STATED GOAL: Copy every line of the listing that holds the string "with".

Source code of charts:
──────────────────────────────

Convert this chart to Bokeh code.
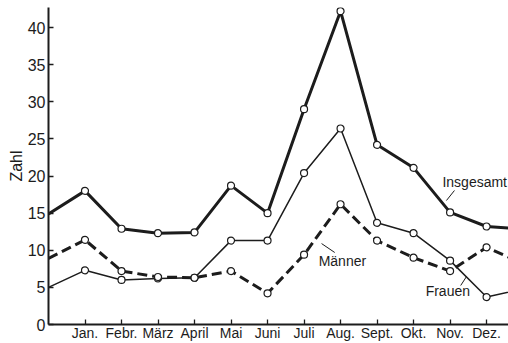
from bokeh.plotting import figure
from bokeh.models import Range1d, FixedTicker, Label
from bokeh.embed import file_html
from bokeh.resources import INLINE

# ---- data ----
months = ["Jan.", "Febr.", "März", "April", "Mai", "Juni", "Juli",
          "Aug.", "Sept.", "Okt.", "Nov.", "Dez."]
insgesamt = [18.0, 12.9, 12.3, 12.4, 18.7, 15.0, 29.0, 42.2, 24.2, 21.1, 15.1, 13.2]
maenner = [11.4, 7.2, 6.4, 6.3, 7.2, 4.2, 9.4, 16.2, 11.3, 9.0, 7.2, 10.4]
frauen = [7.3, 6.0, 6.2, 6.3, 11.3, 11.3, 20.4, 26.4, 13.7, 12.3, 8.6, 3.7]
# neighbouring months (previous December / following January) so the curves run to the frame edges
insgesamt_prev, insgesamt_next = 14.9, 12.85
maenner_prev, maenner_next = 8.9, 8.2
frauen_prev, frauen_next = 5.0, 4.8
y_ticks = [0, 5, 10, 15, 20, 25, 30, 35, 40]

FONT = "Liberation Sans"
INK = "#1c1c1c"

xs = list(range(1, len(months) + 1))
xs_ext = [0] + xs + [len(months) + 1]

p = figure(width=508, height=343, output_backend="svg", toolbar_location=None,
           x_range=Range1d(0, 12.6), y_range=Range1d(0, 42.7),
           min_border_left=48, min_border_right=0, min_border_top=7, min_border_bottom=0)
p.outline_line_color = None
p.xgrid.grid_line_color = None
p.ygrid.grid_line_color = None
p.background_fill_color = "white"

# lines
p.line(xs_ext, [frauen_prev] + frauen + [frauen_next], line_color=INK, line_width=1.5)
p.line(xs_ext, [maenner_prev] + maenner + [maenner_next], line_color=INK, line_width=3,
       line_dash="10 5")
p.line(xs_ext, [insgesamt_prev] + insgesamt + [insgesamt_next], line_color=INK, line_width=3)

for series in (frauen, maenner, insgesamt):
    p.scatter(xs, series, marker="circle", size=7, fill_color="white",
              line_color=INK, line_width=1.2)

# labels with leader lines
def lab(x, y, t):
    p.add_layout(Label(x=x, y=y, text=t, text_font=FONT, text_font_size="14px",
                       text_color=INK, text_baseline="middle", text_align="left"))

lab(10.79, 19.26, "Insgesamt")
lab(7.40, 8.62, "Männer")
lab(10.33, 4.48, "Frauen")
p.segment(x0=[11.12, 7.48, 11.29], y0=[18.05, 10.9, 5.25],
          x1=[10.90, 7.84, 11.45], y1=[16.7, 9.7, 6.46],
          line_color=INK, line_width=1)

# axes
xa = p.xaxis[0]
xa.ticker = FixedTicker(ticks=xs)
xa.major_label_overrides = {x: m for x, m in zip(xs, months)}
ya = p.yaxis[0]
ya.ticker = FixedTicker(ticks=y_ticks)
ya.axis_label = "Zahl"
ya.axis_label_standoff = 0
ya.axis_label_text_font = FONT
ya.axis_label_text_font_size = "16px"
ya.axis_label_text_font_style = "normal"
ya.axis_label_text_color = INK
for ax in (xa, ya):
    ax.axis_line_width = 2
    ax.axis_line_color = INK
    ax.major_tick_in = 5
    ax.major_tick_out = 0
    ax.major_tick_line_width = 1.3
    ax.major_tick_line_color = INK
    ax.minor_tick_line_color = None
    ax.major_label_text_font = FONT
    ax.major_label_text_color = INK
xa.major_label_standoff = 0
ya.major_label_standoff = 3
xa.major_label_text_font_size = "14px"
ya.major_label_text_font_size = "16px"

open("out.html", "w").write(file_html(p, INLINE))
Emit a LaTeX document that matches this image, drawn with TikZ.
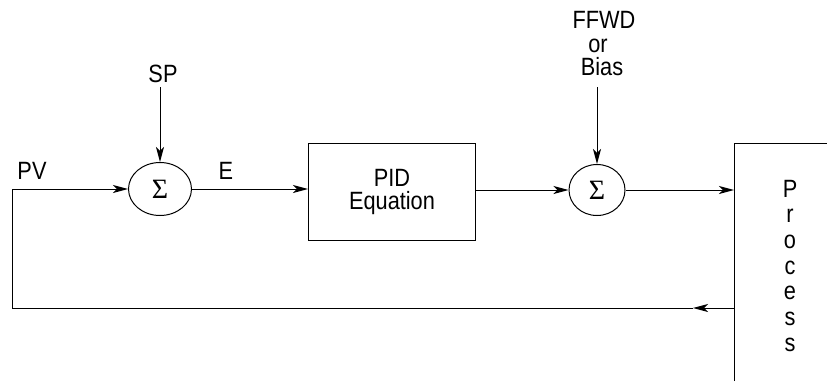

──────────────────────────────

FINAL RESULT:
# labels with leader lines
Emit a LaTeX document that matches this image, drawn with TikZ.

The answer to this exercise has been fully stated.